A special situation for us is that we offload from a 64 bit host to 32 bit accelerators, and a further complication is that normal load + store accesses made by our our 32 bit cores to host RAM are slow, while we can transfer working data from host RAM to device scratchpad memory via DMA, and then accesses to device memory are much faster.
Due to the fact that we only have 32 bit pointers on the accelerators, we cannot provide true shared virtual memory. Instead, what we can roughly do is map the 4 GB address space of an accelerator to a part of the host address space. Data in this part of host RAM is what we want to make accessible via “partial shared virtual memory” on the device.

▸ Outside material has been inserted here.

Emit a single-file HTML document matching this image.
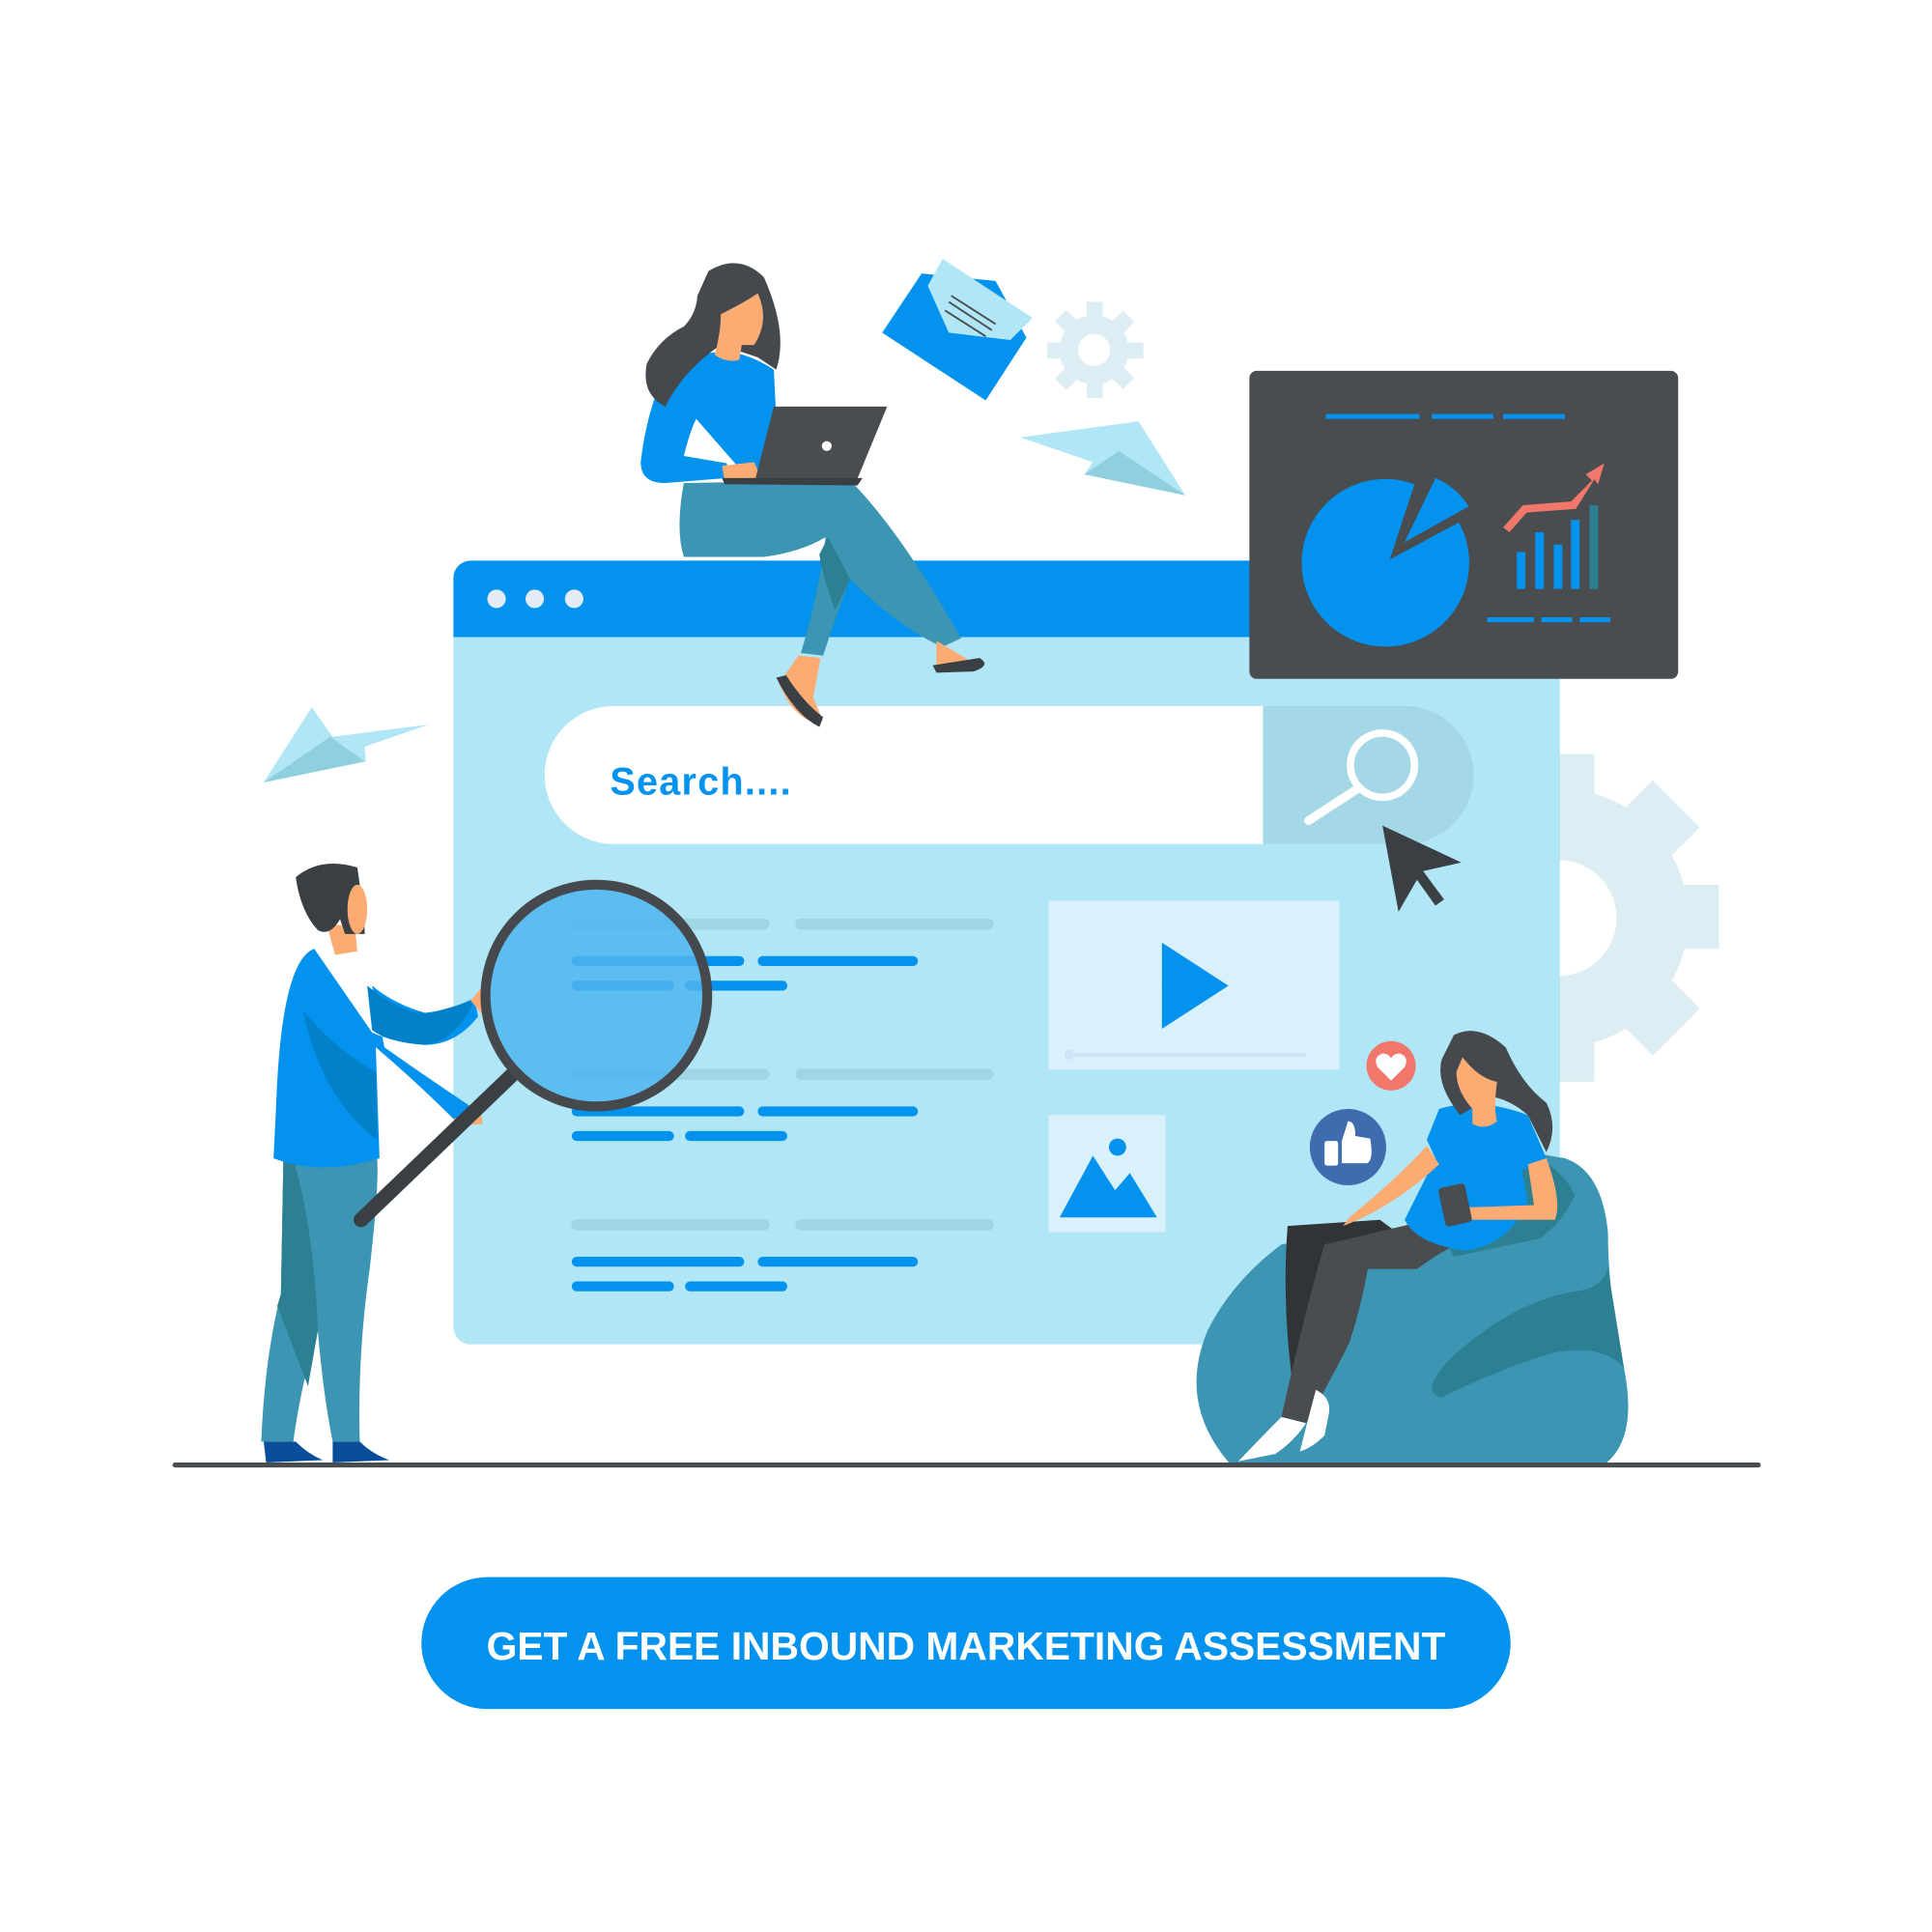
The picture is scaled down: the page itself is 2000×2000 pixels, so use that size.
<!DOCTYPE html>
<html><head><meta charset="utf-8"><style>html,body{margin:0;padding:0;background:#fff}svg{display:block}</style></head>
<body>
<svg width="2000" height="2000" viewBox="0 0 1568 1568" xmlns="http://www.w3.org/2000/svg">
<rect width="1568" height="1568" fill="#fff"/>
<g fill="#dceef3">
<circle cx="1265" cy="745" r="105"/>
<rect x="1240" y="612" width="54" height="266"/>
<rect x="1132" y="718" width="263" height="52"/>
<rect x="1240" y="612" width="54" height="266" transform="rotate(45 1265 745)"/>
<rect x="1240" y="612" width="54" height="266" transform="rotate(-45 1265 745)"/>
</g>
<circle cx="1265" cy="745" r="47" fill="#fff"/>
<g fill="#dceef3">
<circle cx="888" cy="284" r="28"/>
<rect x="882" y="245" width="13" height="78"/>
<rect x="850" y="278" width="78" height="13"/>
<rect x="882" y="245" width="13" height="78" transform="rotate(45 888 284)"/>
<rect x="882" y="245" width="13" height="78" transform="rotate(-45 888 284)"/>
</g>
<circle cx="888" cy="284" r="13" fill="#fff"/>
<rect x="368" y="455" width="898" height="636" rx="14" fill="#b0e6f5"/>
<path d="M382 455 H1266 V517 H368 V469 A14 14 0 0 1 382 455Z" fill="#0392ee"/>
<circle cx="403" cy="486" r="7.5" fill="#e3ecf6"/><circle cx="434" cy="486" r="7.5" fill="#e3ecf6"/><circle cx="466" cy="486" r="7.5" fill="#e3ecf6"/>
<path d="M1025 573 H1140 A56 56 0 0 1 1140 685 H1025Z" fill="#a4d8e6"/>
<path d="M498 573 H1025 V685 H498 A56 56 0 0 1 498 573Z" fill="#fff"/>
<text x="495" y="645" font-family="Liberation Sans, sans-serif" font-weight="bold" font-size="31" fill="#0392ee" letter-spacing="1">Search....</text>
<circle cx="1122" cy="621" r="26" fill="none" stroke="#fff" stroke-width="6"/>
<line x1="1102" y1="640" x2="1062" y2="666" stroke="#fff" stroke-width="7" stroke-linecap="round"/>
<path d="M1122 670 L1186 700 L1155 707 L1172 730 L1165 735 L1150 714 L1135 740Z" fill="#3a3f44"/>
<g stroke-linecap="round" stroke-width="9">
<g stroke="#9fd6e4"><line x1="468" y1="750" x2="620" y2="750"/><line x1="650" y1="750" x2="802" y2="750"/>
<line x1="468" y1="872" x2="620" y2="872"/><line x1="650" y1="872" x2="802" y2="872"/>
<line x1="468" y1="994" x2="620" y2="994"/><line x1="650" y1="994" x2="802" y2="994"/></g>
<g stroke="#0392ee" stroke-width="8">
<line x1="468" y1="780" x2="600" y2="780"/><line x1="619" y1="780" x2="741" y2="780"/><line x1="468" y1="800" x2="543" y2="800"/><line x1="560" y1="800" x2="635" y2="800"/>
<line x1="468" y1="902" x2="600" y2="902"/><line x1="619" y1="902" x2="741" y2="902"/><line x1="468" y1="922" x2="543" y2="922"/><line x1="560" y1="922" x2="635" y2="922"/>
<line x1="468" y1="1024" x2="600" y2="1024"/><line x1="619" y1="1024" x2="741" y2="1024"/><line x1="468" y1="1044" x2="543" y2="1044"/><line x1="560" y1="1044" x2="635" y2="1044"/></g>
</g>
<rect x="851" y="731" width="236" height="137" fill="#d9f1fb"/>
<path d="M943 765 L997 800 L943 835Z" fill="#0392ee"/>
<line x1="868" y1="856" x2="1060" y2="856" stroke="#cde3f7" stroke-width="3"/><circle cx="868" cy="856" r="4" fill="#cde3f7"/>
<rect x="851" y="905" width="95" height="95" fill="#d9f1fb"/>
<path d="M860 988 L887 938 L905 966 L917 952 L939 988Z" fill="#0392ee"/><circle cx="907" cy="931" r="7" fill="#0392ee"/>
<rect x="1014" y="301" width="348" height="250" rx="6" fill="#4a4d50"/>
<g stroke="#0392ee" stroke-width="4"><line x1="1076" y1="338" x2="1152" y2="338"/><line x1="1162" y1="338" x2="1212" y2="338"/><line x1="1220" y1="338" x2="1270" y2="338"/>
<line x1="1207" y1="503" x2="1245" y2="503"/><line x1="1251" y1="503" x2="1276" y2="503"/><line x1="1282" y1="503" x2="1307" y2="503"/></g>
<path d="M1130 450 L1186 420 A68 68 0 1 1 1150 389Z" fill="#0392ee" transform="translate(-2 4)"/>
<path d="M1140 440 L1165 388 A60 60 0 0 1 1192 411Z" fill="#0392ee"/>
<g fill="#0392ee"><rect x="1231" y="448" width="7" height="30"/><rect x="1246" y="432" width="7" height="46"/><rect x="1261" y="442" width="7" height="36"/><rect x="1275" y="422" width="7" height="56"/></g>
<rect x="1290" y="410" width="7" height="68" fill="#2d7f92"/>
<path d="M1220 428 L1236 410 L1275 407 L1292 390 L1287 385 L1302 376 L1297 393 L1294 389 L1279 413 L1239 416 L1225 432Z" fill="#f1776b"/>
<path d="M748 222 L808 228 L833 274 L800 325 L716 270Z" fill="#0392ee"/>
<path d="M765 210 L838 258 L820 276 L770 270 L753 232Z" fill="#b0e6f5"/>
<g stroke="#4a4d50" stroke-width="1.5"><line x1="770" y1="245" x2="805" y2="268"/><line x1="767" y1="252" x2="800" y2="273"/><line x1="772" y1="240" x2="808" y2="263"/></g>
<path d="M828 355 L924 342 L962 402 L880 385 L887 375Z" fill="#b0e6f5"/><path d="M880 385 L962 402 L908 366Z" fill="#8fcfde"/>
<path d="M214 635 L253 574 L270 598 L348 588 L296 606 L297 618Z" fill="#b0e6f5"/><path d="M214 635 L268 598 L296 618Z" fill="#8fcfde"/>
<path d="M230 940 L228 1050 Q215 1100 212 1170 L238 1170 Q245 1120 258 1080 Q262 1130 270 1170 L292 1170 Q290 1100 300 1030 Q308 960 306 940Z" fill="#3b95b3"/>
<path d="M230 940 L228 1050 Q222 1070 225 1060 L250 1125 L258 1080 Q255 1000 238 940Z" fill="#2d7f92"/>
<path d="M214 1170 L240 1170 Q250 1180 262 1185 L216 1187Z" fill="#0a4e9b"/><path d="M270 1170 L292 1170 Q302 1180 316 1185 L270 1187Z" fill="#0a4e9b"/>
<path d="M255 770 Q228 780 224 900 L222 940 Q260 955 308 940 L305 850 Q340 880 370 910 L385 900 Q340 870 312 850 L302 800 Q320 815 345 822 Q365 820 385 810 L388 825 Q370 848 345 848 Q320 846 302 838Z" fill="#0392ee"/>
<path d="M298 800 Q330 825 350 822 L385 812 Q370 845 345 848 Q315 846 302 836Z" fill="#0281c8"/>
<path d="M246 820 Q260 890 306 925 L305 870 Q270 850 246 820Z" fill="#0281c8"/>
<path d="M265 750 L288 752 L290 772 L272 775Z" fill="#fcab73"/>
<path d="M240 712 Q260 695 290 704 Q296 745 296 758 L280 758 L276 746 Q268 760 258 755 Q244 740 240 712Z" fill="#3a3f44"/>
<ellipse cx="290" cy="738" rx="8" ry="20" fill="#fcab73"/>
<path d="M368 908 L390 902 L392 912 L372 914Z" fill="#fcab73"/><path d="M382 812 L392 800 L392 824Z" fill="#fcab73"/>
<line x1="293" y1="990" x2="416" y2="872" stroke="#3a3f44" stroke-width="12" stroke-linecap="round"/>
<circle cx="484" cy="808" r="90" fill="#4fb4ef" fill-opacity="0.85" stroke="#45494d" stroke-width="8"/>
<path d="M555 392 Q548 430 555 452 L620 452 Q650 448 670 436 Q665 480 650 530 L668 532 Q682 490 690 470 Q730 510 765 525 L780 518 Q730 430 690 390Z" fill="#3b95b3"/>
<path d="M672 436 L690 470 L678 495 Q668 470 665 450Z" fill="#2d7f92"/>
<path d="M648 532 L666 534 L660 566 L668 585 Q655 590 640 570 L632 555Z" fill="#fcab73"/>
<path d="M630 550 Q645 580 665 590 L668 582 Q652 570 638 548Z" fill="#3a3f44"/>
<path d="M760 520 L790 538 L760 540Z" fill="#fcab73"/><path d="M757 540 L795 534 Q805 540 790 545 L760 546Z" fill="#3a3f44"/>
<path d="M545 290 Q525 330 520 375 Q520 392 540 392 L590 388 L590 376 L555 370 Q560 350 565 340 L600 380 L620 385 L630 340 L628 300 Q610 288 590 285Z" fill="#0392ee"/>
<path d="M586 378 L612 375 L618 388 L588 390Z" fill="#fcab73"/>
<path d="M628 330 L720 330 L694 393 L612 393Z" fill="#4a4d50"/><path d="M586 388 L700 388 L696 394 L588 393Z" fill="#3a3f44"/>
<circle cx="671" cy="362" r="4" fill="#fff"/>
<path d="M575 220 Q600 205 620 225 Q640 270 630 300 L615 290 L585 280 Q555 300 540 330 Q520 320 525 295 Q535 275 555 265 Q565 255 566 240Z" fill="#45494d"/>
<path d="M585 255 Q605 245 615 238 Q625 260 612 280 L602 280 L600 292 Q590 295 580 288 Q585 270 585 255Z" fill="#fcab73"/>
<path d="M1040 1010 Q1000 1040 980 1080 Q955 1140 1000 1190 L1300 1190 Q1330 1170 1318 1110 Q1305 1050 1305 1000 Q1300 950 1270 940 L1240 935 L1200 990 L1100 1000Z" fill="#3b95b3"/>
<path d="M1240 935 Q1270 950 1278 970 Q1270 990 1250 1005 L1180 1020 L1170 1000Z" fill="#2d7f92"/>
<path d="M1305 1030 Q1300 1045 1280 1048 Q1230 1055 1180 1100 Q1150 1130 1170 1134 Q1220 1110 1260 1098 Q1300 1090 1318 1110Z" fill="#2d7f92"/>
<path d="M1045 995 Q1040 1060 1050 1130 L1075 1125 L1090 1030 L1140 1005 L1120 990Z" fill="#313437"/>
<path d="M1075 1010 Q1060 1060 1040 1150 L1060 1155 Q1080 1120 1095 1090 Q1105 1060 1110 1030 L1150 1030 Q1190 1000 1220 1000 L1160 990Z" fill="#4a4d50"/>
<path d="M1040 1150 L1060 1155 Q1050 1170 1035 1180 L1005 1186 Q1025 1165 1040 1150Z" fill="#fff"/><path d="M1068 1128 Q1082 1135 1078 1150 L1075 1165 Q1065 1175 1055 1178 Q1062 1150 1068 1128Z" fill="#fff"/>
<path d="M1168 900 Q1200 890 1240 905 L1255 940 L1235 950 L1240 975 Q1225 1010 1190 1015 Q1150 1010 1140 990 L1165 940 L1158 925Z" fill="#0392ee"/>
<path d="M1158 930 L1168 945 Q1130 980 1090 995 L1095 988 Q1130 960 1158 930Z" fill="#fcab73"/>
<path d="M1240 945 L1255 940 Q1268 975 1262 990 L1190 990 L1188 980 L1245 978Z" fill="#fcab73"/>
<rect x="1170" y="962" width="22" height="32" rx="3" fill="#4a4d50" transform="rotate(-12 1181 978)"/>
<path d="M1180 840 Q1200 830 1222 850 Q1235 880 1255 895 Q1265 915 1255 935 L1240 905 Q1225 892 1210 890 L1185 905 Q1165 880 1170 860Z" fill="#45494d"/>
<path d="M1187 858 Q1200 875 1215 878 Q1212 900 1215 910 Q1205 918 1195 912 L1195 900 Q1182 885 1182 870Z" fill="#fcab73"/>
<circle cx="1129" cy="865" r="20" fill="#f1776b"/><path d="M1129 877 L1118 866 Q1114 858 1122 855 Q1127 855 1129 859 Q1131 855 1136 855 Q1144 858 1140 866Z" fill="#fff"/>
<ellipse cx="1094" cy="931" rx="31" ry="31" fill="#3e6caf"/>
<rect x="1075" y="926" width="11" height="20" rx="2" fill="#fff"/><path d="M1089 926 L1094 910 Q1100 910 1100 922 L1112 924 Q1115 940 1110 944 L1089 944Z" fill="#fff"/>
<line x1="142" y1="1189" x2="1427" y2="1189" stroke="#4a4d50" stroke-width="4" stroke-linecap="round"/>
<rect x="342" y="1280" width="884" height="107" rx="53.5" fill="#0392ee"/>
<text x="784" y="1347" text-anchor="middle" font-family="Liberation Sans, sans-serif" font-weight="bold" font-size="32" fill="#fff">GET A FREE INBOUND MARKETING ASSESSMENT</text>
</svg>
</body></html>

At first glance, it seems that we could make use of the following functions in order to make some part of host RAM accessible on our accelerators from a user programming model perspective:
void *llvm_omp_target_alloc_device(size_t size, int device_num);
void *llvm_omp_target_alloc_host(size_t size, int device_num);
void *llvm_omp_target_alloc_shared(size_t size, int device_num);
Would llvm_omp_target_alloc_host()
be reasonable here? This means, could we provide a special implementation of this, so that data allocated this way in host RAM would be mapped to the 32 bit address space of our device? As far as I understand, the host
variant would be appropriate, since data allocated this way “cannot migrate to the device”, yielding to slow accesses as for our above-mentioned hardware properties. But I do not fully understand the difference between the host
and shared
variants of the meaning of “migratable”.
Furthermore, we would have to implement corresponding support in libomptarget
and our target-dependent offload RTL. Has anyone provided a similar kind of shared virtual memory support for another target and could provide any hints on how this was roughly done?
Any hints would be greatly appreciated.